AX: Were you looking to get back to television at this time?
BLAIR: I really was – I got pregnant, my baby’s one year old. As much as I love film and love that adventure, right now, if I were lucky enough to get a great job, say, with Charlie Sheen, or anyone, on TV, I was so happy to take it, because I want to be able to be home when my child will start school, so it’s just a different point in my life, so this made sense and it was a great opportunity.
I didn’t even read the script [before accepting the role]. I just know that Charlie’s an incredibly talented person in film and television, so it was kind of a no-brainer. He has a great track record with work and when I met him, I thought he was a great guy and so much fun and we instantly connected, so it was kind of a no-brainer. He’s in about every scene of this show. We shoot two episodes a week, so it’s very fast-paced, especially for Charlie, and so it’s rush, rush, rush, but we’re friends off-set. He’s someone I consider my closest confidante. He helps me so much in my life, he’s there for me, and he’s a wonderful person. I don’t know how he does it. He manages to be an amazing friend, amazing at work, and he has a lot of charisma, so we just really hit it off.
AX: Was there any time between when you got the part and when you actually started shooting that you had time to do any research into being a therapist?
BLAIR: No, not really, because I had the baby at home. I was up all night and I think we started shooting pretty quickly after I booked the job. My very best friend is a therapist [and was available for questions about the profession], but basically, this moves so fast that you’re kind of just learning your lines and going [laughs]. [In the back ninety], I’m really looking forward to getting a chance to really build a character, and a character that has confidence and an iconic character – if I’m in it a little or a lot, just to have something much stronger. To get another chance to do that would be great, because we did them so fast.
AX: Have you ever done anything before that’s produced quite at this pace?
BLAIR: I don’t think so. This is really something I’ve never experienced. I don’t know how the writers will keep it up or wardrobe will continue to shop – you know, when you’re doing a new show every [half-week], you’ve got to fit in wardrobe fittings and learn your lines and get home and be up all night with the baby. So many of us have kids. But I’ll luckily be a part of it.
AX: It sounds like there’s not much time for rehearsal with the director and to get much input on what you’re doing in the role. Is it liberating or scary to be that much in charge of your own performance?
BLAIR: I think as we go on, I’ll get more confidence to know, “Oh, I can really make a choice here,” because you have to rely on that. You’ve got to think more quickly and say, “Okay, I’ve got to liven this up, I’ve got to figure something out,” and I think we’re all going to get there and I think the writers are going to get more of our particular voices, so it won’t be so scary, but it is an adventure, and you don’t have time to second-guess. There are some fun things that come out of it, impromptu laughs that they’ll keep when you break character, so stuff happens there. We’re having a great time and it’s just going to get better and better.

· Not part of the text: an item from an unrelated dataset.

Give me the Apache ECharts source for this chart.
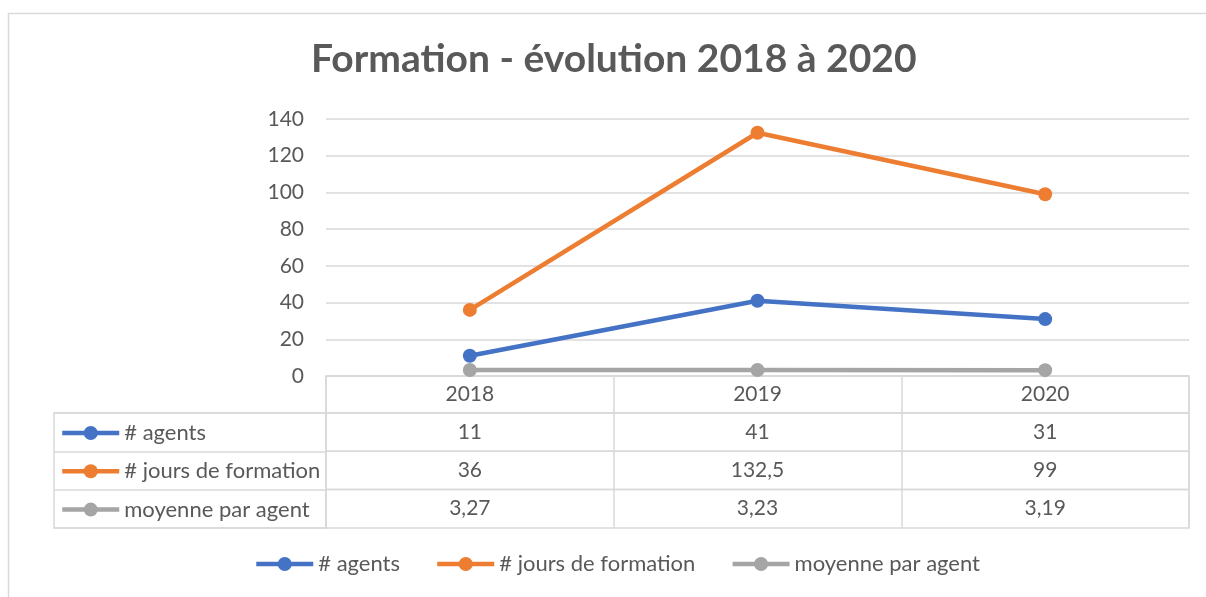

AX: Do you know the status of HELLBOY III?
BLAIR: I don’t. Someone told me at Comic-Con they were talking about HELLBOY III, but I haven’t heard a thing about it. I would love that.
AX: Do you have any other projects coming up that we should be looking out for?
BLAIR: I just had DARK HORSE come out [in July], the Todd Solondz movie.
AX: How was working with Mr. Solondz?
BLAIR: It was amazing. I worked with him on STORYTELLING ten years ago. This is actually the same character [from STORYTELLING] who came back ten years later [in DARK HORSE], so this character is ten years older. Todd is one of my dear friends and one of my favorite filmmakers, so it was a dream come true to get to do that. And then to get to be in a show like Charlie’s, something so more mainstream, and then to do a Todd movie is like, “Wow, I have a pretty blessed life.”